Ishara era la parola semita per dire
«convento o trattato», e come tale era la dea dei giuramenti. Forse, è per
questo che si giura in nome delle stelle. Il testo più antico sopravvissuto
di lei proviene dalle rovine dell'era sumera dell'Elba nel nord-ovest della
Siria, tuttavia fu successivamente adottato dagli Hurriti e poi dagli Ittiti
come Ishara, dagli Accadi come Ashara e dagli Ugaritici cananei come Ushara.

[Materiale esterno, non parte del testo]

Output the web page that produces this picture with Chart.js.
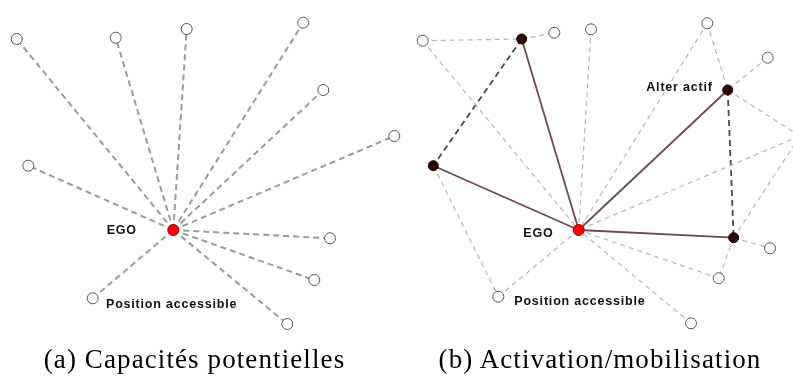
<!DOCTYPE html>
<html>
<head>
<meta charset="utf-8">
<script src="https://cdn.jsdelivr.net/npm/chart.js@4.4.1/dist/chart.umd.min.js"></script>
<style>
  html, body { margin: 0; padding: 0; background: #fff; }
  #wrap { position: relative; width: 793px; height: 376px; overflow: hidden; }
  #c { position: absolute; left: 0; top: 0; }
  .lbl { position: absolute; font-family: "Liberation Sans", Arial, sans-serif; font-weight: bold; font-size: 12.5px; letter-spacing: 0.8px; color: #111; white-space: nowrap; line-height: 1; }
  .cap { position: absolute; font-family: "Liberation Serif", "DejaVu Serif", serif; font-size: 27px; letter-spacing: 1.1px; color: #000; white-space: nowrap; line-height: 1; transform: translateX(-50%); }
</style>
</head>
<body>
<div id="wrap">
  <canvas id="c" width="793" height="376"></canvas>
</div>
<script>
// ---------- Panel (a): Capacités potentielles ----------
const aNodeNames = ["EGO","n1","n2","n3","n4","n5","n6","n7","n8","n9","n10","n11"];
const aNodeX = [173.3, 16.7, 115.7, 186.7, 303.3, 323.3, 394.3, 28.3, 330.0, 314.3, 92.7, 287.3];
const aNodeY = [230.0, 39.0, 37.7, 29.0, 22.7, 90.0, 136.0, 165.7, 238.3, 280.0, 298.3, 324.0];
const aEdgesPotential = [[0,1],[0,2],[0,3],[0,4],[0,5],[0,6],[0,7],[0,8],[0,9],[0,10],[0,11]];

// ---------- Panel (b): Activation/mobilisation ----------
const bNodeNames = ["EGO","A","B","C","D","E","F","G","H","I","J","K","L","M","N"];
const bNodeX = [578.7, 422.7, 521.7, 554.3, 591.0, 707.3, 767.7, 727.7, 800.0, 433.3, 733.7, 770.0, 718.7, 498.3, 691.0];
const bNodeY = [230.0, 40.7, 39.0, 32.7, 29.3, 23.3, 57.7, 90.0, 136.0, 165.7, 237.7, 248.3, 278.3, 296.7, 323.3];
const bActive = ["B","G","I","J"];
const bEdgesActive = [["EGO","B"],["EGO","I"],["EGO","G"],["EGO","J"]];
const bEdgesAlterAlter = [["B","I"],["G","J"]];
const bEdgesPotential = [["A","B"],["B","C"],["A","EGO"],["D","EGO"],["E","EGO"],["E","G"],["F","G"],["G","H"],["H","EGO"],["H","J"],["J","K"],["J","L"],["L","EGO"],["N","EGO"],["I","M"],["M","EGO"]];

// ---------- Text labels ----------
const nodeLabels = [
  {text:"EGO", x:121.7, y:230.0, align:"center"},
  {text:"Position accessible", x:106.0, y:304.0, align:"left"},
  {text:"EGO", x:538.3, y:233.0, align:"center"},
  {text:"Position accessible", x:514.3, y:301.7, align:"left"},
  {text:"Alter actif", x:712.3, y:87.7, align:"right"}
];
const captions = [
  {text:"(a) Capacités potentielles", x:194.5},
  {text:"(b) Activation/mobilisation", x:600}
];

// ---------- Build datasets ----------
const datasets = [];
function pt(xs, ys, i) { return {x: xs[i], y: ys[i]}; }
function edge(p, q, color, width, dash) {
  datasets.push({
    type: 'scatter', data: [p, q], showLine: true, borderColor: color, borderWidth: width,
    borderDash: dash, pointRadius: 0, pointHoverRadius: 0, clip: false, order: 2, fill: false
  });
}
aEdgesPotential.forEach(([i,j]) => edge(pt(aNodeX,aNodeY,i), pt(aNodeX,aNodeY,j), '#9a9a9a', 2, [6,4]));
const bi = n => bNodeNames.indexOf(n);
bEdgesPotential.forEach(([p,q]) => edge(pt(bNodeX,bNodeY,bi(p)), pt(bNodeX,bNodeY,bi(q)), '#b5b5b5', 1.2, [5,4]));
bEdgesAlterAlter.forEach(([p,q]) => edge(pt(bNodeX,bNodeY,bi(p)), pt(bNodeX,bNodeY,bi(q)), '#4a4a4a', 1.8, [6,4]));
bEdgesActive.forEach(([p,q]) => edge(pt(bNodeX,bNodeY,bi(p)), pt(bNodeX,bNodeY,bi(q)), '#6e4b4b', 1.8, []));

// open nodes
const openPts = [];
for (let i = 1; i < aNodeX.length; i++) openPts.push(pt(aNodeX,aNodeY,i));
for (let i = 1; i < bNodeX.length; i++) if (!bActive.includes(bNodeNames[i])) openPts.push(pt(bNodeX,bNodeY,i));
datasets.push({type:'scatter', data: openPts, pointRadius: 5.5, pointBackgroundColor: '#ffffff', pointBorderColor: '#555555', pointBorderWidth: 1, clip: false, order: 0});
// active alters
const actPts = bActive.map(n => pt(bNodeX,bNodeY,bi(n)));
datasets.push({type:'scatter', data: actPts, pointRadius: 5, pointBackgroundColor: '#2a0303', pointBorderColor: '#1a0000', pointBorderWidth: 1, clip: false, order: 0});
// ego nodes
const egoPts = [pt(aNodeX,aNodeY,0), pt(bNodeX,bNodeY,0)];
datasets.push({type:'scatter', data: egoPts, pointRadius: 5.5, pointBackgroundColor: '#ff0000', pointBorderColor: '#b00000', pointBorderWidth: 1, clip: false, order: 0});

const chart = new Chart(document.getElementById('c'), {
  type: 'scatter',
  data: { datasets },
  options: {
    responsive: false, animation: false, events: [],
    layout: { padding: 0, autoPadding: false },
    plugins: { legend: { display: false }, tooltip: { enabled: false } },
    scales: {
      x: { type: 'linear', min: 0, max: 793, display: false },
      y: { type: 'linear', min: 0, max: 376, reverse: true, display: false }
    }
  }
});

// ---------- HTML labels positioned through the chart scales ----------
const wrap = document.getElementById('wrap');
const sx = chart.scales.x, sy = chart.scales.y;
nodeLabels.forEach(l => {
  const d = document.createElement('div');
  d.className = 'lbl';
  d.textContent = l.text;
  wrap.appendChild(d);
  const px = sx.getPixelForValue(l.x), py = sy.getPixelForValue(l.y);
  const w = d.offsetWidth, h = d.offsetHeight;
  let left = px;
  if (l.align === 'center') left = px - w/2;
  if (l.align === 'right') left = px - w;
  d.style.left = left + 'px';
  d.style.top = (py - h/2) + 'px';
});
captions.forEach(c => {
  const d = document.createElement('div');
  d.className = 'cap';
  d.textContent = c.text;
  d.style.left = sx.getPixelForValue(c.x) + 'px';
  d.style.top = '346px';
  wrap.appendChild(d);
});
</script>
</body>
</html>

Le tre sorelle sirene, del resto; tipiche del
mito mediterraneo; con zampe e ali d’uccello; simili anche alle arpie; trovano
retaggio proprio nella storia delle dee di reminiscenza asiatica –
mesopotamiche, sumere, egizie – tanto è vero che la Grande Signora degli
animali mesopotamica, così la sua erede Syria che ne ha in qualche modo
ereditato i tratti; vividi anche nella fenicia Astart; nella siriana Atargatis,
dalle quali è emersa la stessa «Afrodite
della bianca schiuma del mare»; sono tutte le dee connesse alla storia di come
la sirena, dalla culla asiatica da cui peraltro trae origine la stessa
Frigg/Freya, o «Mardoll/Syr» (epiteti citati da Tacito) sia stata assimilata ai miti mediterranei prima, e a
quelli nel Nord Europa poi. La stessa cosmogonia artica e baltofinnica nasce dalla reminiscenza cosmogonica asiatica dell’uovo – ab origine di anatra,
per essere precise – dove «decisivi furono i traffici della via della seta».
A
ogni modo, la reminiscenza celtica di cui la Liguria è intrisa (peraltro Grecia
e Britannia primitiva condividerebbero, secondo R. Graves, la stessa “dea
Bianca” connessa ai raccolti – ovvero reminiscenza della stessa Iside, poi sostituita
con Demetra e Cerere – alle acque, e alle famigerate isole iperboree delle
sacerdotesse mitiche) farebbe senz’altro pensare che non sia un’illazione,
quella presentata dagli studiosi che
sostengono un contatto persino tra la parola “ligure” e «Lug», famigerato eroe
e dio celtico...
ESPLORAZIONI DI RICERCA
Vecchia Darsena, Savona(SV), Liguria
Indicazioni
Se volete andare a trovare la amata sirenetta qui brevemente
presentata; si trova alla Vecchia Darsena di Savona, ovvero nel cuore della “Savona
tradizionale”. La banchina riservata all’ormeggio delle barche è utilizzata dai
pescatori che forniscono pesce fresco ai ristoranti che lì sorgono. Il resto
della darsena è adibita a porto turistico con yacht e barche a vela. Il porto
di Savona è inoltre composto dalla Darsena Nuova e dal vecchio molo
frangiflutti; che si estende sul mare dalla Calata Paolo Boselli.
La Sirena
dormiente, adagiata su una culla di reti; si trova sul bordo della banchina
della Darsena Vecchia, a lato sud-est, non difficile da notare poiché il
bronzo, opera dell’albisolese Giampaolo Parini – 1941/2015 – realizzata intorno
alle fine degli anni novanta; misura circa 120 cm.